News Photo by Julie Riddle A youngster eyes a giant bear at the Teddy Bear Picnic event for children and families Saturday at Bay View Park in Alpena.

ALPENA–Tiny medics-in-training rendered first aid to their fuzzy friends Saturday at the inaugural Teddy Bear Picnic, sponsored by the Alpena Community College Student Nurses Association.

Under a windblown awning, students in the ACC nursing program led children in applying bandages, treating imaginary burns, and listening to bear bellies with a stethoscope. Sheets of small red stickers allowed children to give their teddies chicken pox, and supplies were at the ready to create tiny splints or bring down a furry fever.

The 36 children who attended this first-time event, held in Alpena’s Bay View Park, were excited to be able to help treat their stuffed friends, LPN student Ashley Young said. Far from being afraid of the medical equipment, they were eager to learn first-aid techniques, even if only on a child-to-bear level.

“It’s really hard to put a blood pressure cuff on a teddy bear,” RN student Leslie Konieczny added.
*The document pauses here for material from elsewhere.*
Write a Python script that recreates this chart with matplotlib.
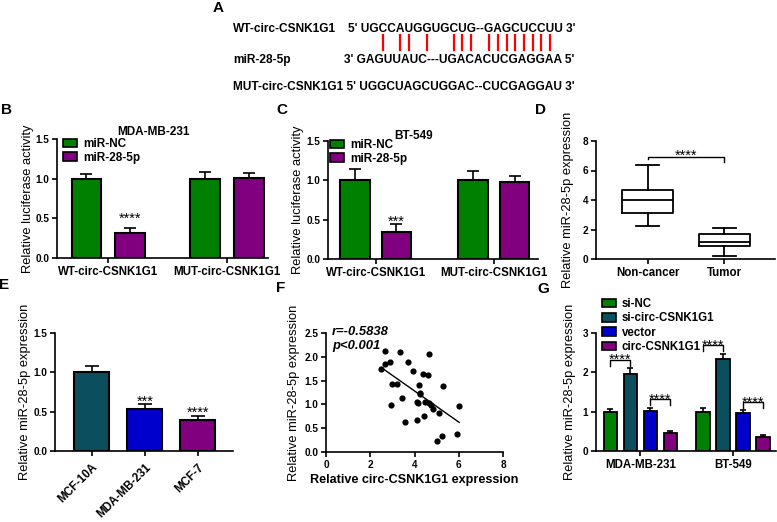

The event was the brainchild of Kennedy Chmura, president of ACC’s Student Nursing Association. Chmura concocted the idea of the teddy bear picnic from a childhood outing with her great-grandmother, who was in attendance at Saturday’s event, to an event at which children could bring their stuffed toys in need of mending to be repaired while they played.

An even better idea, Chmura thought, was to put first-aid materials into the hands of children, teaching them care basics and making the unfamiliar less frightening through hands-on experience.

Simple first-aid lessons in a child’s language can be a good reminder to parents, too, Chmura said.

In addition to the mini medical training, two veteran Alpena Search and Rescue Team canines were on hand Saturday to meet youngsters: Kaiser, a German shepherd who recently underwent double hip replacement and is now back to work, heading to the Detroit area Sunday to help with a recovery effort; and Finley, who helped search for a missing 4-year-old in Alpena Wednesday.

SAR deputy director Chris Moe-Herlick explained the hug-a-tree technique to youngsters, telling them to wrap their arms around a trunk, if they are ever lost, and to wait for her and her dogs to come find them.

Firefighters, paramedics, and police officers also shook small hands and let children take a peek inside emergency vehicles. Exposure to rescue personnel, organizers hope, will help children be less afraid if ever they are in need of emergency assistance.

Northern Michigan has a lot of wilderness and water, Chmura said, raising the chances that a child will become lost or stuck and need help. When a child in danger hears a bark or a siren coming, “they need to know that that’s help coming, and they’re not going to hurt them,” Chmura said.

The simplified medical training, too, helps ease children’s fear, breaking down a potentially overwhelming doctor or emergency room visit into something to which a child can relate. Performing first aid on something they treasure helps children understand, when they themselves need treatment, that a doctor or nurse is helping them, Chmura said, just like they helped their bear.

“It just helps provide that education on a simple level,” Chmura said. “We’re just helping to take away their fear a little bit.”